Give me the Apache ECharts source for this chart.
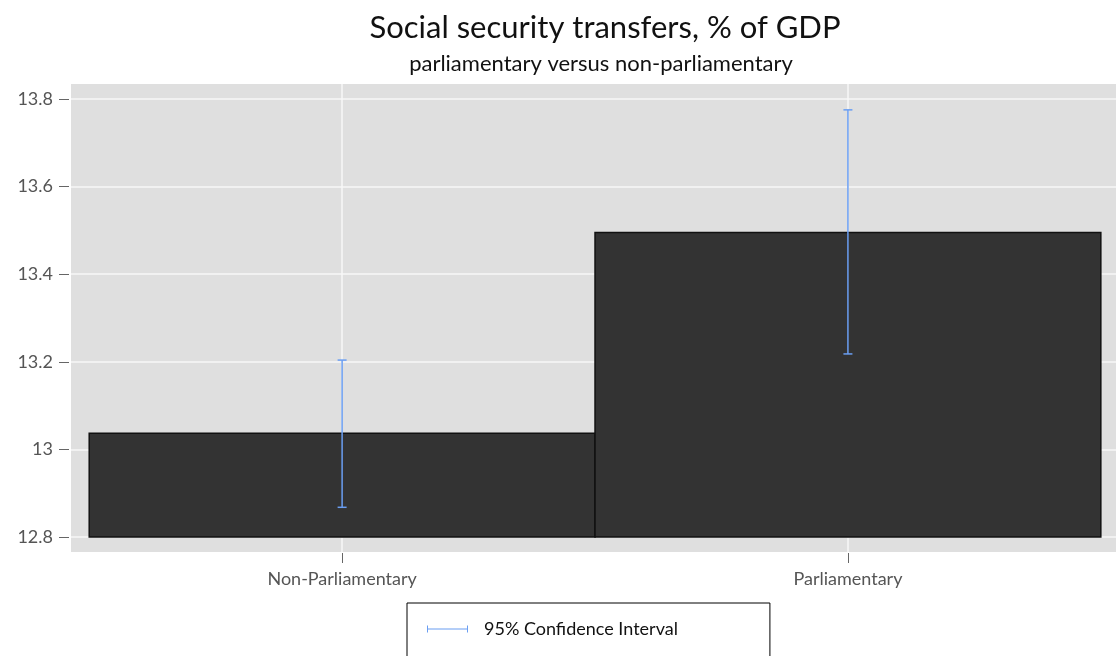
<!DOCTYPE html>
<html>
<head>
<meta charset="utf-8">
<script src="https://cdn.jsdelivr.net/npm/echarts@6/dist/echarts.min.js"></script>
<style>
    html, body { margin: 0; padding: 0; background: #fff; }
    #chart { width: 1116px; height: 656px; }
</style>
</head>
<body>
<div id="chart"></div>
<script>
    // data
    const categories = ['Non-Parliamentary', 'Parliamentary']
    const catPos = [1, 2]
    const means = [13.037, 13.495]
    const ciLow = [12.868, 13.218]
    const ciHigh = [13.204, 13.775]
    const yTicks = [12.8, 13, 13.2, 13.4, 13.6, 13.8]
    const baseline = 12.8

    const font = 'Lato'
    const ciColor = '#6a9ef2'

    let barData = catPos.map((x, i) => [x, means[i]])
    let ciData = catPos.map((x, i) => [x, ciLow[i], ciHigh[i]])

    let myChart = echarts.init(document.getElementById('chart'))
    let option = {
        animation: false,
        title: [
            {
                text: 'Social security transfers, % of GDP',
                left: 605,
                top: 12,
                padding: 0,
                textAlign: 'center',
                textStyle: { fontFamily: font, fontSize: 31, fontWeight: 'normal', color: '#111' }
            },
            {
                text: 'parliamentary versus non-parliamentary',
                left: 601,
                top: 53,
                padding: 0,
                textAlign: 'center',
                textStyle: { fontFamily: font, fontSize: 22, fontWeight: 'normal', color: '#111' }
            }
        ],
        grid: {
            left: 71,
            right: 0,
            top: 84,
            bottom: 104,
            show: true,
            backgroundColor: '#dfdfdf',
            borderWidth: 0
        },
        legend: {
            data: ['95% Confidence Interval'],
            left: 407,
            top: 603,
            padding: [17, 92, 30, 20],
            borderColor: '#000',
            borderWidth: 1,
            backgroundColor: '#fff',
            itemWidth: 41,
            itemHeight: 7,
            icon: 'path://M0,0H1V7H0Z M0,3H41V4H0Z M40,0H41V7H40Z',
            textStyle: { fontFamily: font, fontSize: 18, color: '#111', padding: [0, 0, 0, 11] }
        },
        xAxis: {
            type: 'value',
            min: 0.464,
            max: 2.53,
            offset: 1,
            axisLine: { show: false },
            axisTick: { length: 10, lineStyle: { color: '#666' }, customValues: catPos },
            axisLabel: {
                customValues: catPos,
                margin: 17,
                fontFamily: font,
                fontSize: 18,
                color: '#555',
                formatter: function (value) {
                    let i = catPos.indexOf(value)
                    return i >= 0 ? categories[i] : ''
                }
            },
            splitLine: { show: true, lineStyle: { color: '#f7f7f7', width: 1.5 } }
        },
        yAxis: {
            type: 'value',
            min: 12.766,
            max: 13.834,
            offset: 2,
            axisLine: { show: false },
            axisTick: { show: true, length: 10, lineStyle: { color: '#666' }, customValues: yTicks },
            axisLabel: {
                customValues: yTicks,
                margin: 16,
                fontFamily: font,
                fontSize: 18,
                color: '#555'
            },
            splitLine: { show: true, lineStyle: { color: '#f7f7f7', width: 1.5 } }
        },
        series: [
            {
                name: 'mean',
                type: 'custom',
                encode: { x: 0, y: 1 },
                data: barData,
                renderItem: function (params, api) {
                    let x = api.value(0)
                    let v = api.value(1)
                    let p0 = api.coord([x - 0.5, v])
                    let p1 = api.coord([x + 0.5, baseline])
                    return {
                        type: 'rect',
                        shape: { x: p0[0], y: p0[1], width: p1[0] - p0[0], height: p1[1] - p0[1] },
                        style: { fill: '#333333', stroke: '#111', lineWidth: 1.5 }
                    }
                }
            },
            {
                name: '95% Confidence Interval',
                type: 'custom',
                encode: { x: 0, y: [1, 2] },
                itemStyle: { color: ciColor },
                data: ciData,
                z: 3,
                renderItem: function (params, api) {
                    let x = api.value(0)
                    let lo = api.coord([x, api.value(1)])
                    let hi = api.coord([x, api.value(2)])
                    let style = { stroke: ciColor, lineWidth: 1.5 }
                    return {
                        type: 'group',
                        children: [
                            { type: 'line', shape: { x1: lo[0], y1: lo[1], x2: hi[0], y2: hi[1] }, style: style },
                            { type: 'line', shape: { x1: lo[0] - 4.5, y1: lo[1], x2: lo[0] + 4.5, y2: lo[1] }, style: style },
                            { type: 'line', shape: { x1: hi[0] - 4.5, y1: hi[1], x2: hi[0] + 4.5, y2: hi[1] }, style: style }
                        ]
                    }
                }
            }
        ]
    }
    myChart.setOption(option)
</script>
</body>
</html>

:::::

* _Task prompt_
Look at the listing and set down only the lines from its start through the line with "const baseline = 12.8", word for word and without pictures.

* _In response_
Give me the Apache ECharts source for this chart.
<!DOCTYPE html>
<html>
<head>
<meta charset="utf-8">
<script src="https://cdn.jsdelivr.net/npm/echarts@6/dist/echarts.min.js"></script>
<style>
    html, body { margin: 0; padding: 0; background: #fff; }
    #chart { width: 1116px; height: 656px; }
</style>
</head>
<body>
<div id="chart"></div>
<script>
    // data
    const categories = ['Non-Parliamentary', 'Parliamentary']
    const catPos = [1, 2]
    const means = [13.037, 13.495]
    const ciLow = [12.868, 13.218]
    const ciHigh = [13.204, 13.775]
    const yTicks = [12.8, 13, 13.2, 13.4, 13.6, 13.8]
    const baseline = 12.8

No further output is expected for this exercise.